- TASK TO CARRY OUT:
Write the data below out exactly as it stands. Do not include the pictures.

- RECORDED DATA:
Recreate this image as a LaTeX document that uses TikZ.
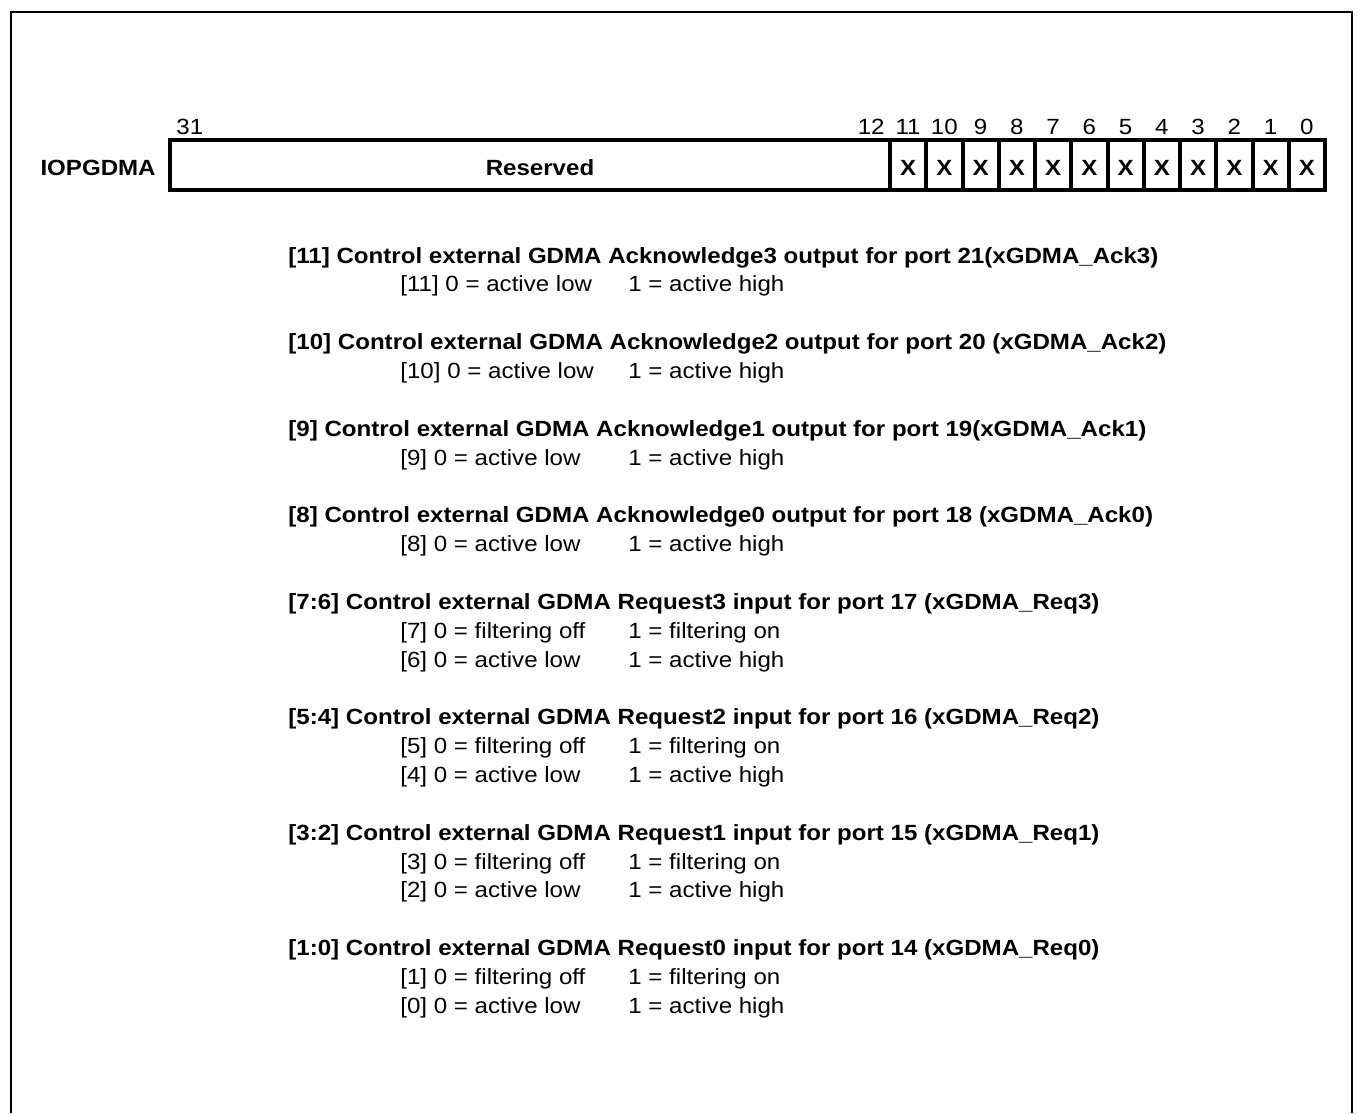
\documentclass[tikz,border=0pt]{standalone}
\usepackage{fontspec}
\setmainfont[FakeStretch=1.095]{Liberation Sans}
\usepackage{tikz}
\usetikzlibrary{
	positioning
}

\tikzset{
	regfield/.style={draw, line width=2pt, minimum height=25pt, inner sep=0pt,
		font=\fontsize{11pt}{13pt}\selectfont\bfseries},
	bitnum/.style={anchor=base, inner sep=0pt, font=\fontsize{11pt}{13pt}\selectfont},
	regname/.style={inner sep=0pt, font=\fontsize{11pt}{13pt}\selectfont\bfseries},
	headline/.style={anchor=base west, inner sep=0pt, font=\fontsize{11pt}{13pt}\selectfont\bfseries},
	subline/.style={anchor=base west, inner sep=0pt, font=\fontsize{11pt}{13pt}\selectfont}
}

\begin{document}
\begin{tikzpicture}[x=0.5pt, y=-0.5pt]
			\useasboundingbox (0,0) rectangle (1358,1113);
			% frame, open at the bottom
			\draw[line width=1pt] (11,1113) -- (11,12) -- (1352,12) -- (1352,1113);
			% register
			\coordinate (numrow) at (0,134);
			\node[regfield, minimum width=360pt] (rsv) at (530,165) {};
			\node[regfield, draw=none, yshift=-1.5pt] (rsvtxt) at (540,165) {Reserved};
			\node[regname, left=6pt of rsv, yshift=-1.5pt] (iopgdma) {IOPGDMA};
			\foreach \b in {0,...,11} {
				\node[regfield, minimum width=18.125pt, text height=10pt, text depth=0pt] (b\b) at ({1325-36.25*(\b+0.5)},165) {X};
				\node[bitnum] (n\b) at (b\b |- numrow) {\b};
			}
			\node[bitnum, anchor=base east] (n12) at (885,134) {12};
			\node[bitnum, anchor=base west] (n31) at (176,134) {31};
			% bit descriptions
			\node[headline] (h11) at (288,263) {[11] Control external GDMA Acknowledge3 output for port 21(xGDMA\_Ack3)};
			\node[subline] (s11) at (400,291.9) {\makebox[114pt][l]{[11] 0 = active low}1 = active high};
			\node[headline] (h10) at (288,349.6) {[10] Control external GDMA Acknowledge2 output for port 20 (xGDMA\_Ack2)};
			\node[subline] (s10) at (400,378.4) {\makebox[114pt][l]{[10] 0 = active low}1 = active high};
			\node[headline] (h9) at (288,436.2) {[9] Control external GDMA Acknowledge1 output for port 19(xGDMA\_Ack1)};
			\node[subline] (s9) at (400,465) {\makebox[114pt][l]{[9] 0 = active low}1 = active high};
			\node[headline] (h8) at (288,522.7) {[8] Control external GDMA Acknowledge0 output for port 18 (xGDMA\_Ack0)};
			\node[subline] (s8) at (400,551.6) {\makebox[114pt][l]{[8] 0 = active low}1 = active high};
			\node[headline] (h76) at (288,609.3) {[7:6] Control external GDMA Request3 input for port 17 (xGDMA\_Req3)};
			\node[subline] (s7) at (400,638.2) {\makebox[114pt][l]{[7] 0 = filtering off}1 = filtering on};
			\node[subline] (s6) at (400,667) {\makebox[114pt][l]{[6] 0 = active low}1 = active high};
			\node[headline] (h54) at (288,724.8) {[5:4] Control external GDMA Request2 input for port 16 (xGDMA\_Req2)};
			\node[subline] (s5) at (400,753.6) {\makebox[114pt][l]{[5] 0 = filtering off}1 = filtering on};
			\node[subline] (s4) at (400,782.5) {\makebox[114pt][l]{[4] 0 = active low}1 = active high};
			\node[headline] (h32) at (288,840.2) {[3:2] Control external GDMA Request1 input for port 15 (xGDMA\_Req1)};
			\node[subline] (s3) at (400,869.1) {\makebox[114pt][l]{[3] 0 = filtering off}1 = filtering on};
			\node[subline] (s2) at (400,897.9) {\makebox[114pt][l]{[2] 0 = active low}1 = active high};
			\node[headline] (h10b) at (288,955.6) {[1:0] Control external GDMA Request0 input for port 14 (xGDMA\_Req0)};
			\node[subline] (s1) at (400,984.5) {\makebox[114pt][l]{[1] 0 = filtering off}1 = filtering on};
			\node[subline] (s0) at (400,1013.4) {\makebox[114pt][l]{[0] 0 = active low}1 = active high};
		\end{tikzpicture}
\end{document}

- ANSWER:
Recreate this image as a LaTeX document that uses TikZ.
\documentclass[tikz,border=0pt]{standalone}
\usepackage{fontspec}
\setmainfont[FakeStretch=1.095]{Liberation Sans}
\usepackage{tikz}
\usetikzlibrary{
	positioning
}

\tikzset{
	regfield/.style={draw, line width=2pt, minimum height=25pt, inner sep=0pt,
		font=\fontsize{11pt}{13pt}\selectfont\bfseries},
	bitnum/.style={anchor=base, inner sep=0pt, font=\fontsize{11pt}{13pt}\selectfont},
	regname/.style={inner sep=0pt, font=\fontsize{11pt}{13pt}\selectfont\bfseries},
	headline/.style={anchor=base west, inner sep=0pt, font=\fontsize{11pt}{13pt}\selectfont\bfseries},
	subline/.style={anchor=base west, inner sep=0pt, font=\fontsize{11pt}{13pt}\selectfont}
}

\begin{document}
\begin{tikzpicture}[x=0.5pt, y=-0.5pt]
			\useasboundingbox (0,0) rectangle (1358,1113);
			% frame, open at the bottom
			\draw[line width=1pt] (11,1113) -- (11,12) -- (1352,12) -- (1352,1113);
			% register
			\coordinate (numrow) at (0,134);
			\node[regfield, minimum width=360pt] (rsv) at (530,165) {};
			\node[regfield, draw=none, yshift=-1.5pt] (rsvtxt) at (540,165) {Reserved};
			\node[regname, left=6pt of rsv, yshift=-1.5pt] (iopgdma) {IOPGDMA};
			\foreach \b in {0,...,11} {
				\node[regfield, minimum width=18.125pt, text height=10pt, text depth=0pt] (b\b) at ({1325-36.25*(\b+0.5)},165) {X};
				\node[bitnum] (n\b) at (b\b |- numrow) {\b};
			}
			\node[bitnum, anchor=base east] (n12) at (885,134) {12};
			\node[bitnum, anchor=base west] (n31) at (176,134) {31};
			% bit descriptions
			\node[headline] (h11) at (288,263) {[11] Control external GDMA Acknowledge3 output for port 21(xGDMA\_Ack3)};
			\node[subline] (s11) at (400,291.9) {\makebox[114pt][l]{[11] 0 = active low}1 = active high};
			\node[headline] (h10) at (288,349.6) {[10] Control external GDMA Acknowledge2 output for port 20 (xGDMA\_Ack2)};
			\node[subline] (s10) at (400,378.4) {\makebox[114pt][l]{[10] 0 = active low}1 = active high};
			\node[headline] (h9) at (288,436.2) {[9] Control external GDMA Acknowledge1 output for port 19(xGDMA\_Ack1)};
			\node[subline] (s9) at (400,465) {\makebox[114pt][l]{[9] 0 = active low}1 = active high};
			\node[headline] (h8) at (288,522.7) {[8] Control external GDMA Acknowledge0 output for port 18 (xGDMA\_Ack0)};
			\node[subline] (s8) at (400,551.6) {\makebox[114pt][l]{[8] 0 = active low}1 = active high};
			\node[headline] (h76) at (288,609.3) {[7:6] Control external GDMA Request3 input for port 17 (xGDMA\_Req3)};
			\node[subline] (s7) at (400,638.2) {\makebox[114pt][l]{[7] 0 = filtering off}1 = filtering on};
			\node[subline] (s6) at (400,667) {\makebox[114pt][l]{[6] 0 = active low}1 = active high};
			\node[headline] (h54) at (288,724.8) {[5:4] Control external GDMA Request2 input for port 16 (xGDMA\_Req2)};
			\node[subline] (s5) at (400,753.6) {\makebox[114pt][l]{[5] 0 = filtering off}1 = filtering on};
			\node[subline] (s4) at (400,782.5) {\makebox[114pt][l]{[4] 0 = active low}1 = active high};
			\node[headline] (h32) at (288,840.2) {[3:2] Control external GDMA Request1 input for port 15 (xGDMA\_Req1)};
			\node[subline] (s3) at (400,869.1) {\makebox[114pt][l]{[3] 0 = filtering off}1 = filtering on};
			\node[subline] (s2) at (400,897.9) {\makebox[114pt][l]{[2] 0 = active low}1 = active high};
			\node[headline] (h10b) at (288,955.6) {[1:0] Control external GDMA Request0 input for port 14 (xGDMA\_Req0)};
			\node[subline] (s1) at (400,984.5) {\makebox[114pt][l]{[1] 0 = filtering off}1 = filtering on};
			\node[subline] (s0) at (400,1013.4) {\makebox[114pt][l]{[0] 0 = active low}1 = active high};
		\end{tikzpicture}
\end{document}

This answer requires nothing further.